Do a google search on “rigging pose” and you’ll find very few professionals actually use the traditional t-pose, that’s because it doesn’t create dynamic, interesting and “alive” characters.
When you rig a character starting with a more relaxed and natural pose, you get much better results.

Compare the two characters above.
Having no acute or right angles in the skeleton stops the character looking too rigid. it helps the rig to flow more naturally when animating too. Just make sure the legs are slightly bent, same with the arms. The back should arch, but not too much. The head should be tilted forward very slightly.
An extra benefit of this pose is that it’s easier to get the length of the arms right. Stand in the same pose yourself and notice that your finger tips fall to just about level with the bottom.

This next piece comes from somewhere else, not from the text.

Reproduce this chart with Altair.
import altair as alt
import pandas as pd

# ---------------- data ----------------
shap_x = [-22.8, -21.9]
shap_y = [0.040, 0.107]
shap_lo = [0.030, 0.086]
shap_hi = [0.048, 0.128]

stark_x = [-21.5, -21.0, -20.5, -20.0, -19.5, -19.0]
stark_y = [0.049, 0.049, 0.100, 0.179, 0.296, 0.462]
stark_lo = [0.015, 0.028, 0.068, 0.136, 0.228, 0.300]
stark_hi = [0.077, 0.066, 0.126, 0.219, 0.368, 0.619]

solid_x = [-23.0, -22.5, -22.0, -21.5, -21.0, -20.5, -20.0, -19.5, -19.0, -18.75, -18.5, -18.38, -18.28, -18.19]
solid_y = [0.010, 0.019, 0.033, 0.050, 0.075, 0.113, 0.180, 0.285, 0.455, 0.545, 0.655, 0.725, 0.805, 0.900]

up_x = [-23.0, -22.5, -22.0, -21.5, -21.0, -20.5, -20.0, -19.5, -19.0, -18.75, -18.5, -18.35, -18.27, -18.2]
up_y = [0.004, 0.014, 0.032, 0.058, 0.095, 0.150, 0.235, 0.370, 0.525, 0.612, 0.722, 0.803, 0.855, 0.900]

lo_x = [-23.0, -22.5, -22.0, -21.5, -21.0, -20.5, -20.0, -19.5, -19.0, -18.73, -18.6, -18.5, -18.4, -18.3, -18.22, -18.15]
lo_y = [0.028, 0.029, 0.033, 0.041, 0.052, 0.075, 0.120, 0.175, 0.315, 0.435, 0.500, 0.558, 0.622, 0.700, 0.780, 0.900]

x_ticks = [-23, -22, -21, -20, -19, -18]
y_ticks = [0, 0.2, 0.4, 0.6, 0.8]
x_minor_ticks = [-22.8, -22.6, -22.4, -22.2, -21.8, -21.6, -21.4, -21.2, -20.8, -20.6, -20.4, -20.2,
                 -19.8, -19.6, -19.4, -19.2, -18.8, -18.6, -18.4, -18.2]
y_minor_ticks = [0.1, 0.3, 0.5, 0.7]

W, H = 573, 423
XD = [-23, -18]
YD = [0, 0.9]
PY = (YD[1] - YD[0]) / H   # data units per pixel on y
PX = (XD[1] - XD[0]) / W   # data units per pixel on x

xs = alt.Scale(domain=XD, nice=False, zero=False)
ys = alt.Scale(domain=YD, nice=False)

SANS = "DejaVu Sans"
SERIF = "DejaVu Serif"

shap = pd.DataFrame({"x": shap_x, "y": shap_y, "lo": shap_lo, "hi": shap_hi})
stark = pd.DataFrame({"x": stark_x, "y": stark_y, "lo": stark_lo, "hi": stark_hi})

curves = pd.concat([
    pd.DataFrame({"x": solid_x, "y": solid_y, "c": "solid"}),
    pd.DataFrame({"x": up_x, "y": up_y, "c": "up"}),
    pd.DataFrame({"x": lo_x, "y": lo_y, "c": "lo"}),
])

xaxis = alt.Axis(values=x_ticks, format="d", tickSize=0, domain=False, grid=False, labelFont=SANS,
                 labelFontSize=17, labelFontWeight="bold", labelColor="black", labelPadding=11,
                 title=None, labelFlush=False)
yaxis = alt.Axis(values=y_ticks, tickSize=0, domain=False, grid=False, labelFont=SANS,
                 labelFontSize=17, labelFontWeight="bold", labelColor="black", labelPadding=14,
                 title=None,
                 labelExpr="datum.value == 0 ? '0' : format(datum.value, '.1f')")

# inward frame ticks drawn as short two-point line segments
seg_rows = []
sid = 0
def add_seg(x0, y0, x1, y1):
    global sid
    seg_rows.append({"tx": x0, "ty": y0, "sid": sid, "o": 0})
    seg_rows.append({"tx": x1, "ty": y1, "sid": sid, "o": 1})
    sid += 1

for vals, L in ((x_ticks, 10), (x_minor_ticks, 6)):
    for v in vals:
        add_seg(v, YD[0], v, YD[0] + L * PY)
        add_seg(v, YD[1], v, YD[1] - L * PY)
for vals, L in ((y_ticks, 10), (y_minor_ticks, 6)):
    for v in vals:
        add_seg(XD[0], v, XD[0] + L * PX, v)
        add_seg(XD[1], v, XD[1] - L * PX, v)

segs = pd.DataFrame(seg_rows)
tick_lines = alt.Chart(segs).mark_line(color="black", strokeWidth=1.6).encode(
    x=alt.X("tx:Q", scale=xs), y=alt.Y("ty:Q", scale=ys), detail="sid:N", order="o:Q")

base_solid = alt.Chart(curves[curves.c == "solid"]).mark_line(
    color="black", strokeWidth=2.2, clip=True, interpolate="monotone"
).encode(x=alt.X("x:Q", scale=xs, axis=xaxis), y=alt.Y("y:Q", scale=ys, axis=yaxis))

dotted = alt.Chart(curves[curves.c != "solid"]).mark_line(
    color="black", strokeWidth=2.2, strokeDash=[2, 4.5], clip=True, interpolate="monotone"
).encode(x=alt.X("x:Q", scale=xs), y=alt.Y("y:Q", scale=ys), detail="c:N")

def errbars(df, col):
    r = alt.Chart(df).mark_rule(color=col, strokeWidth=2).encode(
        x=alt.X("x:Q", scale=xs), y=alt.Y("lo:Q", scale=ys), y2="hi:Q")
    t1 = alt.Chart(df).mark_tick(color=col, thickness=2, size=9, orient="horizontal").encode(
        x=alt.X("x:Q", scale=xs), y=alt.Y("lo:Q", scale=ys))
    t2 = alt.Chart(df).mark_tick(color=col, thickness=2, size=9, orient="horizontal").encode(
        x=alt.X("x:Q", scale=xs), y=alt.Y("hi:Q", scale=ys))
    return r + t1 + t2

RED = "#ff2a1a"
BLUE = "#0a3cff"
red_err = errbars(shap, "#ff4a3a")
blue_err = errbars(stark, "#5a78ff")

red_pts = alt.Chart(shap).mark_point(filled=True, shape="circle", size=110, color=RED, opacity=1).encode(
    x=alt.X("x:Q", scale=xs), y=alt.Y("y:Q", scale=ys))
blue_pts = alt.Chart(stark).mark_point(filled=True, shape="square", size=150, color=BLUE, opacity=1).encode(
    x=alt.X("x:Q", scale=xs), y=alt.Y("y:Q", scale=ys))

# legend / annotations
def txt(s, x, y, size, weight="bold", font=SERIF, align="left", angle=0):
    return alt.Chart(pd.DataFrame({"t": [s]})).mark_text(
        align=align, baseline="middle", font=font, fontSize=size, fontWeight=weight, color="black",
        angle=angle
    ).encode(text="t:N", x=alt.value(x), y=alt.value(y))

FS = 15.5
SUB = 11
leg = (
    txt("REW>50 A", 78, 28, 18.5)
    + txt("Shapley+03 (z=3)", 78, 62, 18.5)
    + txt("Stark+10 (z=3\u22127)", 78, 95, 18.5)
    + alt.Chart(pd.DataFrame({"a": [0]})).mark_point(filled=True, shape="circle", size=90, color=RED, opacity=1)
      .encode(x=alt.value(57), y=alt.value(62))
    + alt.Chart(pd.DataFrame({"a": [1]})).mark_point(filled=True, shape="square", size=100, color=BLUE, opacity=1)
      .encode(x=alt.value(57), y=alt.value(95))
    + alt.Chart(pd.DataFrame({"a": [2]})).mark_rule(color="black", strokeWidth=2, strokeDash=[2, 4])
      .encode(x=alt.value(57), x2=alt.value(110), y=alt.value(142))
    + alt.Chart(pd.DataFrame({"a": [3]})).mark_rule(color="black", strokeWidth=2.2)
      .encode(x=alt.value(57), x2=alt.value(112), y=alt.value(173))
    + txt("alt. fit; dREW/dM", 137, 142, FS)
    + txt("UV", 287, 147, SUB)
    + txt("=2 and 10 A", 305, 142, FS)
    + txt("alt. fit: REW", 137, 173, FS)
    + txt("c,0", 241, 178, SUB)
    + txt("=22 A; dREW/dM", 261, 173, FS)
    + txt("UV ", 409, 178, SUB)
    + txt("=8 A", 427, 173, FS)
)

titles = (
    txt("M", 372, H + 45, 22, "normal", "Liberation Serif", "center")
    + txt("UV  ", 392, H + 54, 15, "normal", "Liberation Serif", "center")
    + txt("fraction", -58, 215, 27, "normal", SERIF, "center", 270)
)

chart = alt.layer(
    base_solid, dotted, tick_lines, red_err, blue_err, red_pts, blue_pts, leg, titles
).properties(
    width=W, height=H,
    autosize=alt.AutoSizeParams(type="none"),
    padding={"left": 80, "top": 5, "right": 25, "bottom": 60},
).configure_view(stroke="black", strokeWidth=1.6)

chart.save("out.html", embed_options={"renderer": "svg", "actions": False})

The most important thing though is to use good reference drawings, google “male orthographic reference” to get some good front and side views of a person (beware, you might get some naked people, artists often use life models to get the best reference images, so don’t do it when your mom is in the room!). You can then use blender’s excellent background image function to put the image behind where you are making your character. This makes modeling easy.

My final advice is that you shouldn’t feel that you are “terrible” at making humans. It’s all just a matter of practice. Make one human model and it’ll look terrible, but keep making them for a few years and you’ll be making ones much better than me!
For people who want to specialize as modelers or riggers or texture artists or whatever, they make thousands of practice pieces over years and years, just focusing on a single area of expertise. For the rest of us we have to try again and again, all parts, from modeling through rigging and texturing. It’s pretty draining, but it’s really the only way to get better at it.